Running a restaurant is not an easy job at all. There’s the front of house and the kitchen to manage, as well as the matter of keeping produce both in stock and fresh. Not everyone manages their cold storage appropriately, leading to problem with organisation, food freshness and maintaining adequate stock levels to avoid items being regularly unavailable on the menu which upsets customers.
In this article, we cover how to run a restaurant in a way to prevent customer complaints before they happen. This in turn should lead to positive restaurant reviews and good word of mouth too.
Keeping Produce Fresher for Longer
Before food dishes are prepped and cooked for eager diners, the produce (the raw materials) must be kept in the best condition possible. When lettuce is left out and not refrigerated, it tends to wilt. Meats must be kept at the right temperature to avoid bacterial build-up potentially causing food poisoning with paying customers.
For many reasons, it makes sense for kitchens to use bespoke cold rooms to keep produce cold and items that must be kept frozen, stored in a separate area that maintains a freezing temperature. A selection of options is provided through Fridge Freezer Direct to cover all your possible refrigeration needs. Their Fridge Freezer Direct website provides more information about how to customise and order a walk-in cold room to your restaurant’s exact requirements.
Use Point-of-Sale Equipment
There are many choices of point of sale equipment that provides a digital solution to the ordering and order management within restaurants. Avoid ordering mistakes when not being able to read the scrawls of a hurried waiter or waitress by having it all entered digitally.
Systems like the Lavu iPad POS system are designed for restaurant, bar and café staff to use with Apple’s iPad tablets. There’s also ShopKeep which is also intended for iPad users.
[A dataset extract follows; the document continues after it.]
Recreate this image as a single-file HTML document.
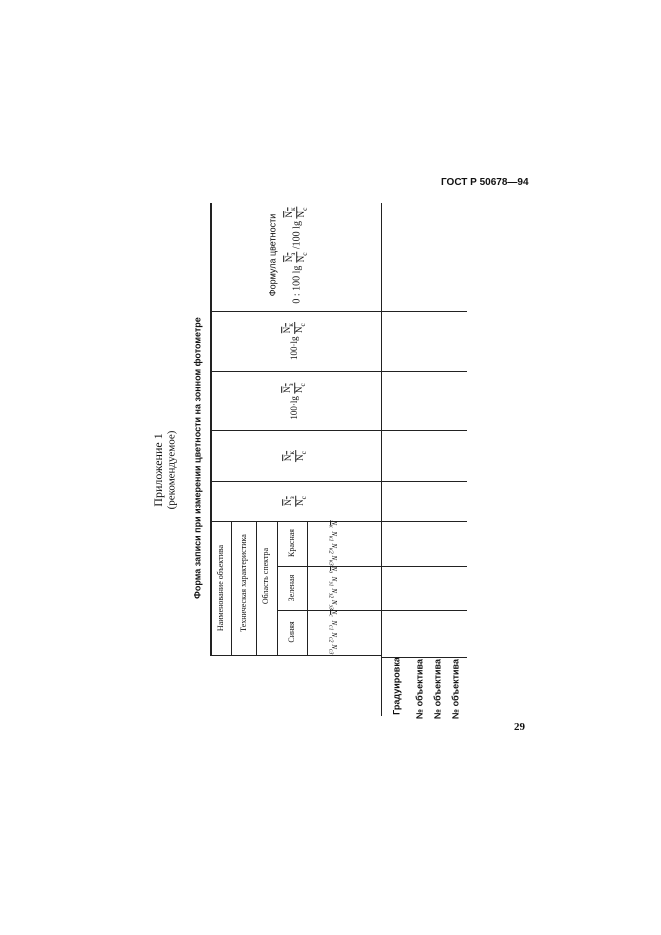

Beyond Apple, Upserve is cross-platform with Android and iOS solutions for wait staff and managers to use. Some are also Windows, Mac or Linux compatible with portable web solutions to take orders but manage them from a desktop solution.
Up the Service Level
Restaurant diners rate service as almost as important as the food quality because when the food is great, but they cannot flag down the wait staff, they have a problem. Their frustration is compounded when the restaurant isn’t that busy with many empty tables and it still isn’t easy to get their attention.
Waiters and waitresses need to be looking over their tables and going back to check on diners regularly. By being attentive to their customers’ needs, offering to provide another drink, or fix any forgotten details, they provide the comfort level that diners expect. After all, people who go out to eat want to be waited on. That’s part of the experience, and when that feels lacking, or the staff have their head in their smartphones, that feeling is absent.
With the momentum created through positive word of mouth, even new restaurants can build up a collection of dedicated regulars pretty quickly.